-- BEGIN Collected data --
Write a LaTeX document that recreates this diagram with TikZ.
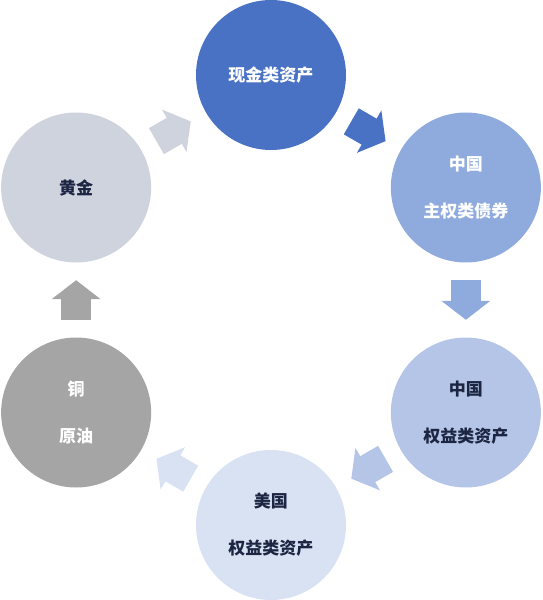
\documentclass[tikz,border=0pt]{standalone}
\usepackage{fontspec}
\usepackage{xcolor}
\usepackage{tikz}
\usetikzlibrary{arrows.meta,calc}
\newfontfamily\cjk{Noto Sans CJK SC}

\definecolor{cashblue}{HTML}{4A72C4}
\definecolor{bondblue}{HTML}{8FAADC}
\definecolor{cneqblue}{HTML}{B4C5E7}
\definecolor{useqblue}{HTML}{D9E2F3}
\definecolor{metalgray}{HTML}{A5A5A5}
\definecolor{goldgray}{HTML}{CFD3DE}
\definecolor{navytext}{HTML}{1C2541}

\begin{document}
\begin{tikzpicture}[
  x=1pt, y=1pt,
  asset/.style={circle, minimum size=150pt, inner sep=0pt, align=center,
    font=\cjk\bfseries\fontsize{17}{47}\selectfont},
  flow/.style={line width=30pt, -{Triangle[length=19pt, width=48pt]},
    shorten <=17.5pt, shorten >=17.5pt},
]
  \useasboundingbox (-271,-300) rectangle (271,300);

  \node[asset, fill=cashblue, text=white] (cash) at (90:225) {现金类资产};
  \node[asset, fill=bondblue, text=white] (cnbond) at (30:225) {中国\\主权类债券};
  \node[asset, fill=cneqblue, text=navytext] (cneq) at (-30:225) {中国\\权益类资产};
  \node[asset, fill=useqblue, text=navytext] (useq) at (-90:225) {美国\\权益类资产};
  \node[asset, fill=metalgray, text=white] (metal) at (-150:225) {铜\\原油};
  \node[asset, fill=goldgray, text=navytext] (gold) at (150:225) {黄金};

  % Rotation cycle
  \draw[flow, cashblue] (cash) -- (cnbond);
  \draw[flow, bondblue] (cnbond) -- (cneq);
  \draw[flow, cneqblue] (cneq) -- (useq);
  \draw[flow, useqblue] (useq) -- (metal);
  \draw[flow, metalgray] (metal) -- (gold);
  \draw[flow, goldgray] (gold) -- (cash);
\end{tikzpicture}
\end{document}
-- END Collected data --
[Task brief]:
Output an exact copy of the material, with the pictures removed.

[Finished task]:
Write a LaTeX document that recreates this diagram with TikZ.
\documentclass[tikz,border=0pt]{standalone}
\usepackage{fontspec}
\usepackage{xcolor}
\usepackage{tikz}
\usetikzlibrary{arrows.meta,calc}
\newfontfamily\cjk{Noto Sans CJK SC}

\definecolor{cashblue}{HTML}{4A72C4}
\definecolor{bondblue}{HTML}{8FAADC}
\definecolor{cneqblue}{HTML}{B4C5E7}
\definecolor{useqblue}{HTML}{D9E2F3}
\definecolor{metalgray}{HTML}{A5A5A5}
\definecolor{goldgray}{HTML}{CFD3DE}
\definecolor{navytext}{HTML}{1C2541}

\begin{document}
\begin{tikzpicture}[
  x=1pt, y=1pt,
  asset/.style={circle, minimum size=150pt, inner sep=0pt, align=center,
    font=\cjk\bfseries\fontsize{17}{47}\selectfont},
  flow/.style={line width=30pt, -{Triangle[length=19pt, width=48pt]},
    shorten <=17.5pt, shorten >=17.5pt},
]
  \useasboundingbox (-271,-300) rectangle (271,300);

  \node[asset, fill=cashblue, text=white] (cash) at (90:225) {现金类资产};
  \node[asset, fill=bondblue, text=white] (cnbond) at (30:225) {中国\\主权类债券};
  \node[asset, fill=cneqblue, text=navytext] (cneq) at (-30:225) {中国\\权益类资产};
  \node[asset, fill=useqblue, text=navytext] (useq) at (-90:225) {美国\\权益类资产};
  \node[asset, fill=metalgray, text=white] (metal) at (-150:225) {铜\\原油};
  \node[asset, fill=goldgray, text=navytext] (gold) at (150:225) {黄金};

  % Rotation cycle
  \draw[flow, cashblue] (cash) -- (cnbond);
  \draw[flow, bondblue] (cnbond) -- (cneq);
  \draw[flow, cneqblue] (cneq) -- (useq);
  \draw[flow, useqblue] (useq) -- (metal);
  \draw[flow, metalgray] (metal) -- (gold);
  \draw[flow, goldgray] (gold) -- (cash);
\end{tikzpicture}
\end{document}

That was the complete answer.